Joel Anderson (R)
Jerry Brown (D)
SACRAMENTO, Calif., (Legal Newsline)-A Republican Assemblyman from San Diego is urging state Attorney General Jerry Brown to launch an investigation into the proposed business transaction between Google and Yahoo's search advertising business.
If completed, the deal would give Google control of more than 90 percent of the search engine advertising market, according to state Assemblyman Joel Anderson, R-El Cajon.
"This anti-competitive market power would allow the search giant to unilaterally develop 'online privacy policies' related to search and other forms of online advertising," Anderson said.
Anderson said consumers don't realize what Google tracks and how it uses the data it collects.
"Google is not entirely transparent about the type of personal data it collects like search terms, YouTube viewing habits, Web browsing habits and other online behavior," he said. "Consumers need to know how long they keep data, how the 'data mine' it across their properties and what exactly they use it for."
State attorneys general from Florida, Arkansas and Connecticut have already launched investigations into the consumer impacts. The Justice Department is also scrutinizing the deal. Connecticut Attorney General Richard Blumenthal, 90 percent of the marketplace "cries out for an inquiry."
In his letter to Brown, Anderson urges "quick and decisive action."
Yahoo issued a statement on Tuesday, following the public release of the letter from Anderson to Brown, saying the state assemblyman's concerns were not warranted.
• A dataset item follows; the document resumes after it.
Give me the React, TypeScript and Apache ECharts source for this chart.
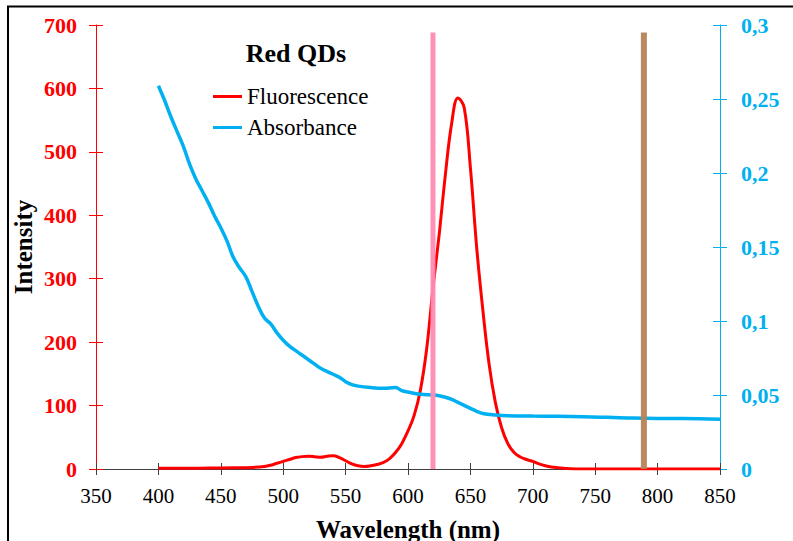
import React, { useEffect, useRef } from "react";
import * as echarts from "echarts";

// Fluorescence emission spectrum (left axis, intensity)
const fluoWavelengths = [
  400, 420, 440, 460, 475, 485, 490, 495, 500, 505, 510, 515, 520, 525, 530, 535, 540, 545,
  550, 555, 560, 565, 570, 575, 580, 585, 590, 595, 600, 605, 610, 615, 620, 625, 630, 635,
  640, 645, 650, 655, 660, 665, 670, 675, 680, 685, 690, 695, 700, 705, 710, 715, 720, 730,
  740, 760, 800, 850,
];
const fluoValues = [
  1, 1, 1.5, 2, 2.5, 4, 6, 9, 12, 15, 18, 19.5, 20, 19.5, 18.5, 20, 21, 18,
  13, 8, 5, 4, 5, 7, 10, 16, 26, 40, 60, 85, 125, 190, 285, 370, 465, 545,
  585, 570, 475, 350, 250, 165, 105, 65, 40, 26, 19, 15, 12, 8, 5, 3, 2, 0.5,
  0, 0, 0, 0,
];

// Absorbance spectrum (right axis)
const absWavelengths = [
  400, 405, 410, 415, 420, 425, 430, 435, 440, 445, 450, 455, 460, 465, 470, 475, 480, 485,
  490, 495, 500, 505, 510, 515, 520, 525, 530, 535, 540, 545, 550, 555, 560, 570, 580, 590,
  595, 600, 610, 620, 625, 630, 635, 640, 645, 650, 655, 660, 670, 680, 700, 720, 740, 760,
  780, 800, 820, 850,
];
const absValues = [
  0.259, 0.249, 0.238, 0.228, 0.218, 0.206, 0.196, 0.188, 0.18, 0.171, 0.163, 0.154, 0.143,
  0.136, 0.13, 0.12, 0.11, 0.102, 0.098, 0.092, 0.087, 0.083, 0.08, 0.077, 0.074, 0.071,
  0.068, 0.066, 0.064, 0.062, 0.059, 0.057, 0.056, 0.055, 0.0545, 0.055, 0.053, 0.052,
  0.0505, 0.05, 0.0495, 0.0485, 0.047, 0.045, 0.043, 0.041, 0.039, 0.0375, 0.0365, 0.036,
  0.0358, 0.0356, 0.0353, 0.035, 0.0344, 0.0342, 0.0342, 0.0336,
];

// Vertical marker lines (wavelength, nm) and their common height on the intensity scale
const markerWavelengths = [620, 789];
const markerColors = ["#FF8AB3", "#B5835A"];
const markerWidths = [5, 6];
const markerTop = 688;

const xTicks = { min: 350, max: 850, step: 50 };
const intensityTicks = { min: 0, max: 700, step: 100 };
const absTicks = { min: 0, max: 0.3, step: 0.05 };

const serif = "Liberation Serif";
const RED = "#FF0000";
const CYAN = "#00B0F0";
const AXIS_DARK = "#404040";

export default function App() {
  const ref = useRef<HTMLDivElement>(null);

  useEffect(() => {
    if (!ref.current) return;
    const chart = echarts.init(ref.current, undefined, { renderer: "svg" });

    const fluoData = fluoWavelengths.map((w, i) => [w, fluoValues[i]]);
    const absData = absWavelengths.map((w, i) => [w, absValues[i]]);

    const markerSeries = markerWavelengths.map((w, i) => ({
      type: "line",
      xAxisIndex: 0,
      yAxisIndex: 0,
      data: [
        [w, 0],
        [w, markerTop],
      ],
      symbol: "none",
      silent: true,
      z: 5,
      lineStyle: { color: markerColors[i], width: markerWidths[i], opacity: 0.95, cap: "butt" },
    }));

    const hidden = { show: false };

    chart.setOption({
      animation: false,
      backgroundColor: "#ffffff",
      textStyle: { fontFamily: serif },
      grid: { left: 96, right: 73, top: 25, bottom: 72, containLabel: false },
      legend: {
        data: ["Fluorescence", "Absorbance"],
        orient: "vertical",
        left: 213,
        top: 85,
        padding: 0,
        icon: "rect",
        itemWidth: 29,
        itemHeight: 3,
        itemGap: 8,
        textStyle: { fontFamily: serif, fontSize: 23, color: "#000" },
      },
      graphic: [
        {
          type: "rect",
          shape: { x: 8, y: 6.5, width: 820, height: 560 },
          style: { fill: "none", stroke: "#000", lineWidth: 2 },
          silent: true,
        },
        {
          type: "text",
          x: 296,
          y: 53,
          style: {
            text: "Red QDs",
            fontFamily: serif,
            fontSize: 26,
            fontWeight: "bold",
            fill: "#000",
            align: "center",
            verticalAlign: "middle",
          },
        },
        {
          type: "text",
          x: 23,
          y: 247,
          rotation: Math.PI / 2,
          style: {
            text: "Intensity",
            fontFamily: serif,
            fontSize: 25,
            fontWeight: "bold",
            fill: "#000",
            align: "center",
            verticalAlign: "middle",
          },
        },
        {
          type: "text",
          x: 408,
          y: 529,
          style: {
            text: "Wavelength (nm)",
            fontFamily: serif,
            fontSize: 25,
            fontWeight: "bold",
            fill: "#000",
            align: "center",
            verticalAlign: "middle",
          },
        },
      ],
      xAxis: [
        {
          type: "value",
          position: "bottom",
          min: xTicks.min,
          max: xTicks.max,
          interval: xTicks.step,
          axisLine: { lineStyle: { color: AXIS_DARK, width: 1 } },
          axisTick: { length: 6, lineStyle: { color: AXIS_DARK } },
          axisLabel: { color: "#000", fontSize: 21, fontFamily: serif, margin: 16 },
          splitLine: hidden,
        },
        {
          type: "value",
          position: "bottom",
          min: xTicks.min,
          max: xTicks.max,
          interval: xTicks.step,
          axisLine: hidden,
          axisTick: { inside: true, length: 6, lineStyle: { color: AXIS_DARK } },
          axisLabel: hidden,
          splitLine: hidden,
        },
        {
          type: "value",
          position: "top",
          min: xTicks.min,
          max: xTicks.max,
          axisLine: { lineStyle: { color: AXIS_DARK, width: 1 } },
          axisTick: hidden,
          axisLabel: hidden,
          splitLine: hidden,
        },
      ],
      yAxis: [
        {
          type: "value",
          position: "left",
          min: intensityTicks.min,
          max: intensityTicks.max,
          interval: intensityTicks.step,
          axisLine: { show: true, lineStyle: { color: RED, width: 1 } },
          axisTick: { show: true, length: 7, lineStyle: { color: RED } },
          axisLabel: { color: RED, fontSize: 22, fontWeight: "bold", fontFamily: serif, margin: 19 },
          splitLine: hidden,
        },
        {
          type: "value",
          position: "right",
          min: absTicks.min,
          max: absTicks.max,
          interval: absTicks.step,
          axisLine: { show: true, lineStyle: { color: CYAN, width: 1 } },
          axisTick: { show: true, length: 7, lineStyle: { color: CYAN } },
          axisLabel: {
            color: CYAN,
            fontSize: 22,
            fontWeight: "bold",
            fontFamily: serif,
            margin: 21,
            formatter: (v: number) => String(Math.round(v * 100) / 100).replace(".", ","),
          },
          splitLine: hidden,
        },
        {
          type: "value",
          position: "left",
          min: intensityTicks.min,
          max: intensityTicks.max,
          interval: intensityTicks.step,
          axisLine: hidden,
          axisTick: { show: true, inside: true, length: 7, lineStyle: { color: RED } },
          axisLabel: hidden,
          splitLine: hidden,
        },
        {
          type: "value",
          position: "right",
          min: absTicks.min,
          max: absTicks.max,
          interval: absTicks.step,
          axisLine: hidden,
          axisTick: { show: true, inside: true, length: 7, lineStyle: { color: CYAN } },
          axisLabel: hidden,
          splitLine: hidden,
        },
      ],
      series: [
        {
          name: "Fluorescence",
          type: "line",
          xAxisIndex: 0,
          yAxisIndex: 0,
          data: fluoData,
          symbol: "none",
          smooth: 0.4,
          z: 3,
          itemStyle: { color: RED },
          lineStyle: { color: RED, width: 3 },
        },
        {
          name: "Absorbance",
          type: "line",
          xAxisIndex: 0,
          yAxisIndex: 1,
          data: absData,
          symbol: "none",
          smooth: 0.4,
          z: 4,
          itemStyle: { color: CYAN },
          lineStyle: { color: CYAN, width: 3.5 },
        },
        ...markerSeries,
      ],
    });

    return () => chart.dispose();
  }, []);

  return (
    <div
      ref={ref}
      style={{ position: "fixed", left: 0, top: 0, width: 793, height: 541, background: "#fff" }}
    />
  );
}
"Both companies have taken important steps in this agreement to ensure that user privacy is protected," the statement said. "Any suggestion that Google and Yahoo are merging vast databases of personal information is simply false."
Google also issued a similar statement, saying the company takes "privacy very seriously" and that it the deal with Yahoo "ensures that personally identifiable information of individual Internet users will not be shares, combined or merged by the companies."
Brown, a Democrat, has not yet responded to the letter.
In 2003, Anderson waged a campaign to have Google comply with California's Privacy Protection Act of 2003.
Eventually, Google agreed to link its privacy policy from its homepage as required by state law.